Der Ausschlusstatbestand des § 16 EU Nr. 2 VOB/A i. V. m. § 13 EU Abs. 1 Nr. 5 Satz 2 VOB/A greift in Fällen, in denen im Angebot etwas anderes offeriert wird als in den Vergabeunterlagen verlangt, d.h. inhaltliche Abweichungen von den verbindlichen fachlichen Vorgaben der Ausschreibung vorliegen. Dabei ist unerheblich, ob es sich um wichtige oder eher weniger bedeutende Änderungen handelt (vgl. VK Rheinland, Beschluss vom 20.05.2022 – VK 7/22, zitiert nach ibr-online). Der Angebotsausschluss ist zwingend, dem Auftraggeber steht kein Ermessen zu (vgl. BGH, 01.08.2006 – X ZR 115/04; OLG Düsseldorf, 22.03.2017 – Verg 54/16).
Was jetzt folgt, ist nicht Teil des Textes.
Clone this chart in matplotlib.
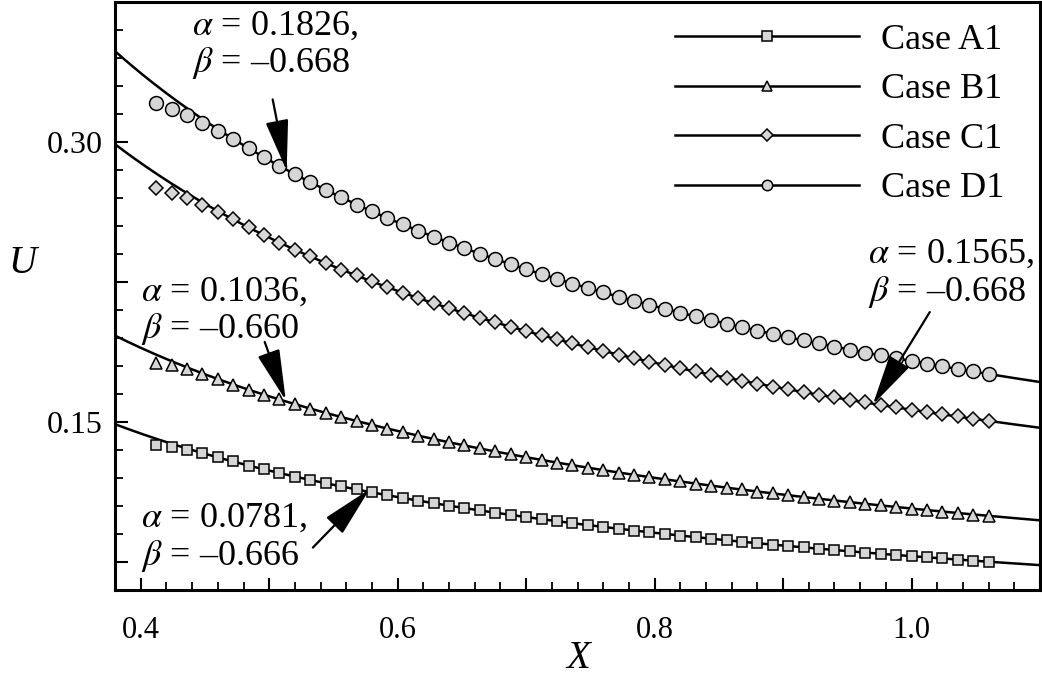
import numpy as np
import matplotlib
matplotlib.use("Agg")
import matplotlib.pyplot as plt
from matplotlib.ticker import MultipleLocator
from matplotlib.lines import Line2D

plt.rcParams['font.family'] = ['Liberation Serif', 'DejaVu Serif']
plt.rcParams['mathtext.fontset'] = 'stix'

# ---------------- data ----------------
X_data = [0.412, 0.424, 0.436, 0.448, 0.460, 0.472, 0.484, 0.496, 0.508, 0.520,
          0.532, 0.544, 0.556, 0.568, 0.580, 0.592, 0.604, 0.616, 0.628, 0.640,
          0.652, 0.664, 0.676, 0.688, 0.700, 0.712, 0.724, 0.736, 0.748, 0.760,
          0.772, 0.784, 0.796, 0.808, 0.820, 0.832, 0.844, 0.856, 0.868, 0.880,
          0.892, 0.904, 0.916, 0.928, 0.940, 0.952, 0.964, 0.976, 0.988, 1.000,
          1.012, 1.024, 1.036, 1.048, 1.060]

U_A1 = [0.1375, 0.1365, 0.1351, 0.1331, 0.1310, 0.1288, 0.1266, 0.1246, 0.1226, 0.1207,
        0.1189, 0.1172, 0.1155, 0.1138, 0.1123, 0.1107, 0.1093, 0.1078, 0.1065, 0.1051,
        0.1038, 0.1026, 0.1014, 0.1002, 0.0990, 0.0979, 0.0968, 0.0958, 0.0948, 0.0938,
        0.0928, 0.0918, 0.0909, 0.0900, 0.0891, 0.0883, 0.0874, 0.0866, 0.0858, 0.0850,
        0.0843, 0.0835, 0.0828, 0.0821, 0.0814, 0.0807, 0.0800, 0.0794, 0.0787, 0.0781,
        0.0775, 0.0769, 0.0763, 0.0757, 0.0751]

U_B1 = [0.1818, 0.1803, 0.1782, 0.1756, 0.1730, 0.1700, 0.1673, 0.1646, 0.1620, 0.1595,
        0.1571, 0.1548, 0.1526, 0.1505, 0.1484, 0.1464, 0.1445, 0.1426, 0.1408, 0.1391,
        0.1374, 0.1358, 0.1342, 0.1326, 0.1311, 0.1296, 0.1282, 0.1268, 0.1255, 0.1242,
        0.1229, 0.1217, 0.1204, 0.1193, 0.1181, 0.1170, 0.1159, 0.1148, 0.1138, 0.1127,
        0.1117, 0.1107, 0.1098, 0.1088, 0.1079, 0.1070, 0.1061, 0.1053, 0.1044, 0.1036,
        0.1028, 0.1020, 0.1012, 0.1004, 0.0997]

U_C1 = [0.2750, 0.2726, 0.2697, 0.2662, 0.2624, 0.2584, 0.2541, 0.2500, 0.2460, 0.2422,
        0.2386, 0.2350, 0.2316, 0.2284, 0.2252, 0.2221, 0.2192, 0.2163, 0.2135, 0.2109,
        0.2083, 0.2057, 0.2033, 0.2009, 0.1986, 0.1964, 0.1942, 0.1921, 0.1900, 0.1880,
        0.1860, 0.1841, 0.1823, 0.1805, 0.1787, 0.1770, 0.1753, 0.1736, 0.1720, 0.1705,
        0.1689, 0.1674, 0.1660, 0.1645, 0.1631, 0.1617, 0.1604, 0.1591, 0.1578, 0.1565,
        0.1553, 0.1540, 0.1529, 0.1517, 0.1505]

U_D1 = [0.3208, 0.3177, 0.3144, 0.3101, 0.3059, 0.3013, 0.2965, 0.2917, 0.2871, 0.2826,
        0.2784, 0.2742, 0.2703, 0.2664, 0.2627, 0.2592, 0.2557, 0.2524, 0.2492, 0.2460,
        0.2430, 0.2400, 0.2372, 0.2344, 0.2317, 0.2291, 0.2266, 0.2241, 0.2217, 0.2193,
        0.2171, 0.2148, 0.2127, 0.2106, 0.2085, 0.2065, 0.2045, 0.2026, 0.2007, 0.1989,
        0.1971, 0.1953, 0.1936, 0.1920, 0.1903, 0.1887, 0.1871, 0.1856, 0.1841, 0.1826,
        0.1812, 0.1797, 0.1783, 0.1770, 0.1756]

case_labels = ['Case A1', 'Case B1', 'Case C1', 'Case D1']
case_markers = ['s', '^', 'D', 'o']
marker_sizes = [6.5, 8.0, 7.5, 10.0]
legend_marker_sizes = [6.5, 7.0, 6.5, 7.5]
# fit parameters U = alpha * X**beta, as written in the chart annotations
fit_alpha = [0.0781, 0.1036, 0.1565, 0.1826]
fit_beta = [-0.666, -0.660, -0.668, -0.668]
alpha_text = ['0.0781', '0.1036', '0.1565', '0.1826']
beta_text = ['\u20130.666', '\u20130.660', '\u20130.668', '\u20130.668']

x_major = [0.4, 0.5, 0.6, 0.7, 0.8, 0.9, 1.0, 1.1]
x_labels = ['0.4', '', '0.6', '', '0.8', '', '1.0', '']
y_major = [0.075, 0.15, 0.225, 0.30]
y_labels = ['', '0.15', '', '0.30']

# ---------------- figure ----------------
fig = plt.figure(figsize=(10.42, 6.80), dpi=100)
ax = fig.add_axes([0.1104, 0.1324, 0.8877, 0.8651])

series = [U_A1, U_B1, U_C1, U_D1]
xl = np.linspace(0.38, 1.10, 300)
face = '#d6d6d6'
handles = []
for U, m, ms, lms, a, b, lab in zip(series, case_markers, marker_sizes, legend_marker_sizes,
                                     fit_alpha, fit_beta, case_labels):
    ax.plot(xl, a * xl ** b, color='black', lw=1.8, zorder=2)
    ax.plot(X_data, U, ls='none', marker=m, ms=ms, mfc=face, mec='black', mew=1.1, zorder=3)
    handles.append(Line2D([], [], color='black', lw=1.8, marker=m, ms=lms, mfc=face,
                          mec='black', mew=1.1, label=lab))

ax.set_xlim(0.38, 1.10)
ax.set_ylim(0.06, 0.375)

ax.set_xticks(x_major, labels=x_labels)
ax.set_yticks(y_major, labels=y_labels)
ax.xaxis.set_minor_locator(MultipleLocator(0.02))
ax.yaxis.set_minor_locator(MultipleLocator(0.015))
ax.tick_params(which='major', direction='in', length=9, width=1.5,
               top=False, right=False)
ax.tick_params(which='minor', direction='in', length=5.5, width=1.3, top=False, right=False)
ax.tick_params(axis='x', which='major', pad=19, labelsize=22)
ax.tick_params(axis='y', which='major', pad=9, labelsize=23)
for sp in ax.spines.values():
    sp.set_linewidth(2.2)

ax.set_xlabel('X', fontsize=28, fontstyle='italic', va='center')
ax.set_ylabel('U', fontsize=28, fontstyle='italic', rotation=0, va='center', ha='center')
ax.xaxis.set_label_coords(0.5005, -0.1164)
ax.yaxis.set_label_coords(-0.1005, 0.5555)

leg = ax.legend(handles=handles, loc='upper left', bbox_to_anchor=(0.6054, 0.963),
                frameon=False, fontsize=26, handlelength=5.1, handletextpad=0.6,
                labelspacing=0.45, borderpad=0, borderaxespad=0)

# annotations: (text x, text y (center), arrow tail, arrow tip)
ann_pos = [
    ((0.4005, 0.0880), (0.5340, 0.0827), (0.5782, 0.1140)),   # A1
    ((0.4005, 0.2091), (0.4965, 0.1928), (0.5129, 0.1615)),   # B1
    ((0.9660, 0.2293), (1.0142, 0.2088), (0.9698, 0.1592)),   # C1
    ((0.4396, 0.3517), (0.5027, 0.3227), (0.5136, 0.2845)),   # D1
]
for (tp, tail, tip), at, bt in zip(ann_pos, alpha_text, beta_text):
    ax.text(tp[0], tp[1], '$\\alpha$ = ' + at + ',\n$\\beta$ = ' + bt, fontsize=26,
            ha='left', va='center', linespacing=1.1, zorder=5)
    ax.annotate('', xy=tip, xytext=tail,
                arrowprops=dict(arrowstyle='-|>,head_length=1.6,head_width=0.36',
                                color='black', lw=1.6, shrinkA=0, shrinkB=0,
                                mutation_scale=20), zorder=6)

fig.savefig('out.png', dpi=100)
Eine den Angebotsausschluss begründende Änderung an den Vergabeunterlagen liegt bereits dann vor, wenn das Angebot von einer einzigen Vorgabe der Leistungsbeschreibung inhaltlich abweicht (vgl. OLG Karlsruhe, Beschluss v. 10.06.2011 – 15 Verg 7/11), wobei unbeachtlich ist, ob die Vorgabe als fachlich richtig, zweckmäßig oder technisch sinnvoll angesehen wird oder nicht (vgl. OLG Celle, Beschluss vom 19.02.2015 – 13 Verg 12/14), und ob die Änderung absichtlich oder versehentlich erfolgte (vgl. VK Baden-Württemberg, Beschluss vom 20.05.2011 – 1 VK 17/11).